Why does this happen?

The simple answer is that most people do not know how to assess risk. Sellers know this very well. They know investors only look at the performance and do not dig deeper into how this performance was achieved. Thus, there is a mad rush to flash performance (no matter how this was achieved).

From the second half of 2020, portfolio management schemes were aggressively sold, and many portfolio managers were touting their superior performance as compared to mutual funds. The pitch was mutual funds are for retail investors and portfolio management schemes are for high-net-worth investors. There were fancy names given to these portfolios to attract deep pocketed investors. Many even fell for this.

On the other hand, online retail stock trading platforms were going crazy encouraging retail investors to buy and sell stocks (trade). It didn’t make a difference to them (the online stock trading platforms) that trading was injurious to investor financial health and overall well-being. Crypto trading platforms were not to be left behind either. But who cares when everyone is making money? Investors don’t care either as long as money is being made.

How many people ask or are curious to know how the return was made?

Was this made by superior stock selection or by concentrating in a few stocks/sectors (called as overweighting) – by taking in more risk?

Most people are made to believe that these returns are achieved by superior stock selection. Thus, everyone ignores the truth until the bear arrives.

Take a simple look at the performance of portfolio management schemes now. They are disastrous because the point is that many had taken more risk to boost their performance. In short, many were on steroids. There was one who just had five stocks in its portfolio, but most have around 15-18 stocks. Though I have always believed that the only benchmark that matters is yours (based on your personal financial goals) and not some random one, I need to highlight (a point that you would know) here that a 15 stock portfolio can never be compared to a 50 stock or 500 stock benchmark.

So how should investors assess risk?

The following questions (not an entire list) are key from a risk assessment (and I am keeping the questions simple) perspective:

  1. Was the return achieved by concentrating in a few stocks/stocks or by building a diversified portfolio?
  2. Was any leverage used to achieve this performance?
  3. Was this performance delivered with the help of micro-cap or small-cap riskier stocks?
  4. Was this plain luck? This one is a very difficult one to assess but consistency of performance across market cycles helps to determine this.
  5. Do they tout a star manager? There is a lot of believable bullshit in this space because there are some very smart people who know the right words to use. Listening to some of them might make you even believe that he knows his shit, but the reality is that we live in an extremely uncertain, complex and fast changing world. The truth is no one knows the future. NO ONE. Period.

The only way to succeed in investing is by making as few mistakes as possible (easier said than done). This doesn’t mean one should take risk but as Howard Marks wrote, we should understand risk, recognize when it’s high and finally control it.

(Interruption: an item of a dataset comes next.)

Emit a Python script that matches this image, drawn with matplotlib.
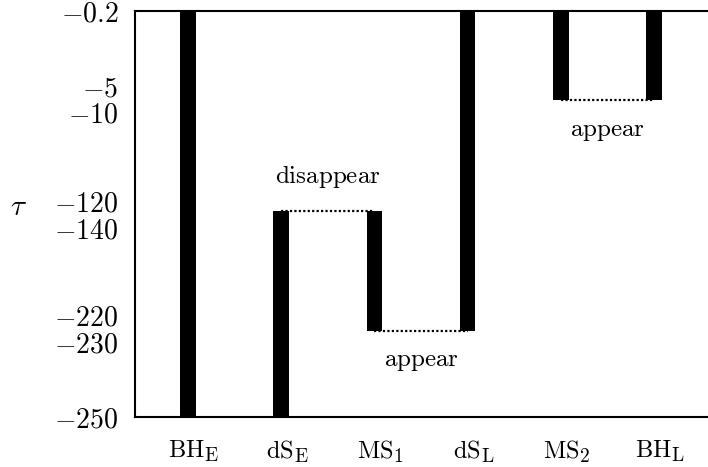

How do we recognize risk when it is higher?

The above 5 questions are a good starting point but let me explain this with the help of a term failure points and the popular children’s game “Chinese Whispers.”. In this game, players form a line, and the first player comes up with a message and whispers it into the ears of the second player. The second player then whispers into the ears of the third player and the whispering into the next player’s ears continues till the last person is reached. In most cases, the message that the last person comes up with is very different from the one the first player had whispered. This is because as the number of players increase so do the failure points in communication.

Similarly, in a portfolio, the fewer the number of stocks, the higher the points of failure because each stock is far more consequential to the performance of the portfolio.

Let’s take the case of Netflix, which has been the best performer of the last decade 2010-2020. In April 2022 though, the stock fell by 36% in a day and was down by 63% Year to Date (YTD). 3 Days back, there was news of Netflix firing another 300 people after having fired 150 employees earlier. The stock is down almost 70% YTD. If this is the case with the best performer of the last decade, what do you think can happen to other individual stocks?

Thus, I repeat this again – the fewer the stocks in your portfolio, the higher the points of failure. And you set yourself up for failure (by taking in a lot more risk than you can handle) the moment you make this decision. A bear market just proves it.


P.S. There is also the concept of risk adjusted return – compensating people adequately for the risk taken but I have left that out of this post to cover some other time (will do a separate post on this).